The worst thing an investor can do is switching portfolio strategies based on a particular event or certain economic news. The best thing is to have a portfolio strategy and stick to it.
Our portfolio strategy is based on 5 simple tenants:
1 – Belief that equity markets will continue as they have for over 100 years, to move through decline and recovery cycles, with each successive recovery higher than the last..
2 – Volatility is not risk – it’s just equity market fluctuations that represent current sentiment of value in the market – most of which is driven by emotion.
3 – Global diversification of investments, by company size and investment style.
4 – Money needed over the next two years must be in cash like investments – particularly when markets are close to peaking. The remaining investment is to be held in a diversified equity portfolio
5 – Annual rebalancing back to target allocations.
Gone are the days when holding 40% in bond fund portfolios would comfortably return 5- 8% with the remaining allocation is equities. To achieve the investment returns most people need to reach their goals, a greater exposure to equities is required. This means greater volatility. Understanding (or maybe accepting) that volatility is not risk if the investment strategy includes an appropriate allocation to non-volatile cash investments is important.
According to a recent article in Morningstar – I’m vexed! My investment strategy is value biased. I recommend investment managers for my client portfolios that purchase shares at a discount and wait patiently until the market discovers their real value and rise. The value investment approach has been out of favour now for about 10 years. So what to do?
Since about 2005 a growth investment style out-performs a value style. A growth style focuses more on various growth factors (revenue, profit etc.) We are now seeing value investors switching to a growth style – likely because they have lost patience. Once again investment behavior will be the determinant of investment success or failure.

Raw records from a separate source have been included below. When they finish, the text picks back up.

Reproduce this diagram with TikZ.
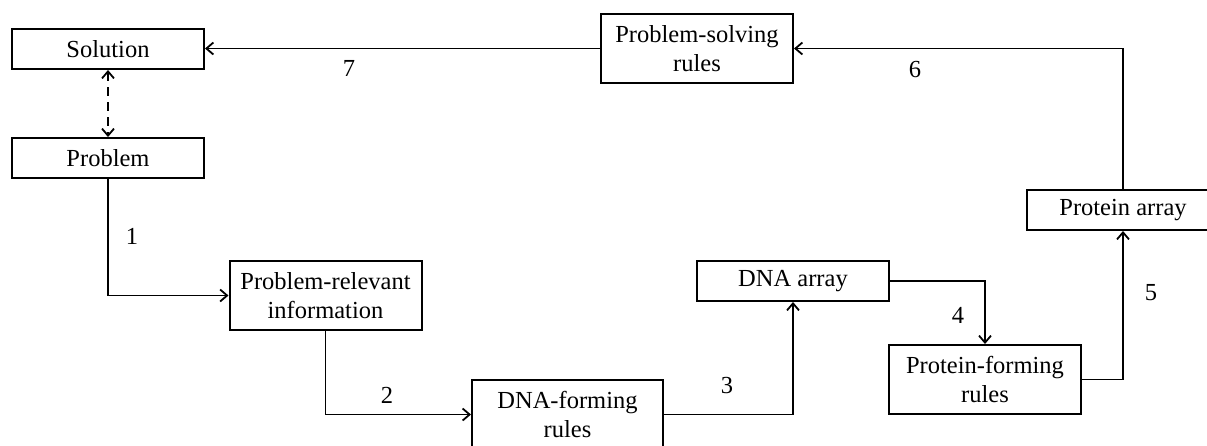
\documentclass[tikz,border=0pt]{standalone}
\usepackage{fontspec}
\setmainfont{Liberation Serif}
\usetikzlibrary{arrows.meta}
\begin{document}
\begin{tikzpicture}[x=1pt,y=-1pt,
  box/.style={draw, line width=2pt, minimum width=192pt, align=center, inner sep=0pt,
              font=\fontsize{24.5}{29}\selectfont},
  onebox/.style={box, minimum height=40pt},
  twobox/.style={box, minimum height=69pt},
  tip/.tip={Straight Barb[length=7pt,width=12pt,line width=1.8pt]},
  conn/.style={line width=1.8pt, -tip},
  lab/.style={font=\fontsize{24.5}{29}\selectfont, inner sep=0pt}]
\useasboundingbox (0,0) rectangle (1207,445);
\clip (0,0) rectangle (1207,445);
\node[onebox] (sol) at (108,49) {Solution};
\node[onebox] (prob) at (108,158) {Problem};
\node[twobox] (psr) at (697,48.5) {Problem-solving\\rules};
\node[twobox] (pri) at (325.5,295.5) {Problem-relevant\\information};
\node[twobox, minimum width=191pt] (dfr) at (567.5,414.5) {DNA-forming\\rules};
\node[onebox] (dna) at (793,281) {DNA array};
\node[twobox] (pfr) at (985,379.5) {Protein-forming\\rules};
\node[onebox] (pa) at (1123,210) {Protein array};

\draw[conn, tip-tip, dash pattern=on 9pt off 6pt] (sol.south) -- (prob.north);
\draw[conn] (prob.south) |- (pri.west);
\draw[conn] (pri.south) |- (dfr.west);
\draw[conn] (dfr.east) -| (dna.south);
\draw[conn] (dna.east) -| (pfr.north);
\draw[conn] (pfr.east) -| (pa.south);
\draw[conn] (pa.north) |- (psr.east);
\draw[conn] (psr.west) -- (sol.east |- psr.west);

\node[lab] (l1) at (132,236) {1};
\node[lab] (l2) at (387,395) {2};
\node[lab] (l3) at (727,386) {3};
\node[lab] (l4) at (958,315) {4};
\node[lab] (l5) at (1151,293) {5};
\node[lab] (l6) at (915,70) {6};
\node[lab] (l7) at (349,68) {7};
\end{tikzpicture}
\end{document}
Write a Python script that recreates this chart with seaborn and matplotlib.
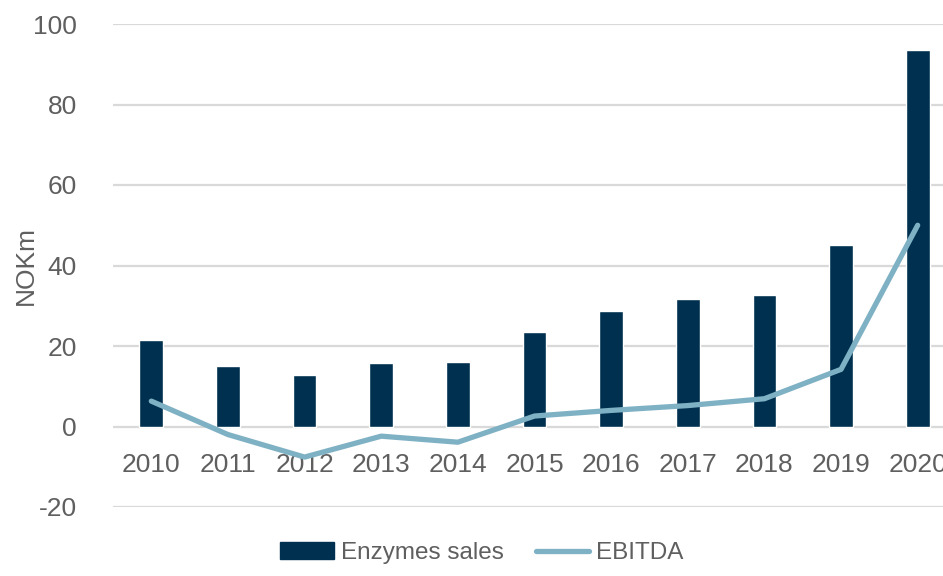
import numpy as np
import pandas as pd
import matplotlib
matplotlib.use("Agg")
import matplotlib.pyplot as plt
import seaborn as sns
from matplotlib.patches import Patch
from matplotlib.lines import Line2D

years = ["2010", "2011", "2012", "2013", "2014", "2015", "2016", "2017", "2018", "2019", "2020"]
enzymes_sales = [21.4, 15.1, 12.7, 15.8, 16.1, 23.5, 28.6, 31.6, 32.7, 45.1, 93.5]
ebitda = [6.3, -2.0, -7.6, -2.4, -3.9, 2.6, 4.0, 5.2, 6.9, 14.2, 50.0]
yticks = [-20, 0, 20, 40, 60, 80, 100]

bar_color = "#00304f"
line_color = "#7fb1c4"
text_color = "#5f5f5f"
grid_color = "#d9d9d9"

sns.set_style("white")
plt.rcParams['font.family'] = ['Liberation Sans', 'DejaVu Sans']
plt.rcParams['axes.unicode_minus'] = False

df = pd.DataFrame({"year": years, "sales": enzymes_sales, "ebitda": ebitda})

fig = plt.figure(figsize=(9.43, 5.76), dpi=100)
# plot area runs past the right edge, like the cropped original
ax = fig.add_axes([113 / 943, 1 - 507 / 576, 843 / 943, 483 / 576])

sns.barplot(data=df, x="year", y="sales", color=bar_color, width=0.31,
            saturation=1, ax=ax, zorder=3)
sns.pointplot(data=df, x="year", y="ebitda", color=line_color, markers="",
              linewidth=3.8, ax=ax, zorder=4)
for ln in ax.lines:
    ln.set_solid_capstyle("round")
    ln.set_solid_joinstyle("round")

ax.set_xlim(-0.5, 10.5)
ax.set_ylim(-20, 100)
ax.set_yticks(yticks)
ax.yaxis.grid(True, color=grid_color, linewidth=1.6, zorder=0)
ax.set_axisbelow(True)
for s in ax.spines.values():
    s.set_visible(False)
ax.spines["bottom"].set_position(("data", 0))

ax.tick_params(axis="both", length=0, labelsize=19, labelcolor=text_color)
ax.tick_params(axis="x", pad=19)
ax.tick_params(axis="y", pad=26)
ax.set_xlabel("")
ax.set_ylabel("NOKm", fontsize=19, color=text_color)
ax.yaxis.set_label_coords(-0.089, 0.5)

handles = [Patch(facecolor=bar_color, edgecolor=bar_color),
           Line2D([0], [0], color=line_color, linewidth=3.8)]
fig.legend(handles, ["Enzymes sales", "EBITDA"], loc="center",
           bbox_to_anchor=(482 / 943, 1 - 553 / 576), ncol=2, frameon=False,
           fontsize=17.5, labelcolor=text_color, handlelength=2.2,
           handletextpad=0.3, columnspacing=1.3)

fig.savefig("out.png", dpi=100)
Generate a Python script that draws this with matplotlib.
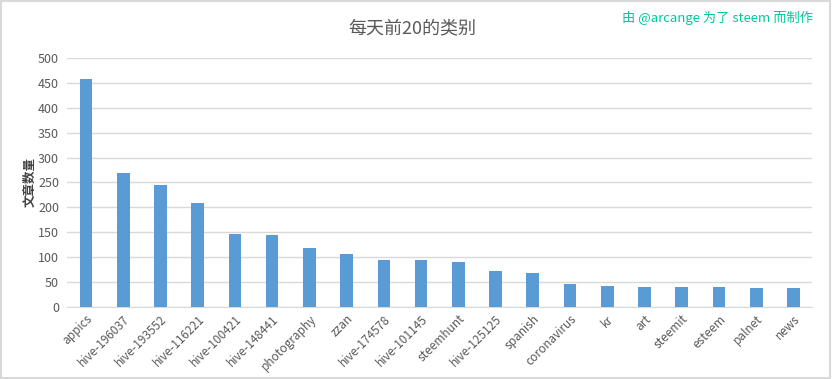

History tells us when the masses move in the same direction; ensure you move in the opposite. The chart below is a relative wealth chart and plots the Russell Value index versus the Russell Growth index. When the line points down, a growth investment style is winning and when it points up, a value investment style wins. Given what goes down must come up – I’m betting value is poised to recover.
The cost of making predictions is low, the cost of making money management decisions based on predictions and being wrong is high. Investors want certainty which is likely why predictions delivered with conviction are attractive. However, investing is more about probabilities than certainty.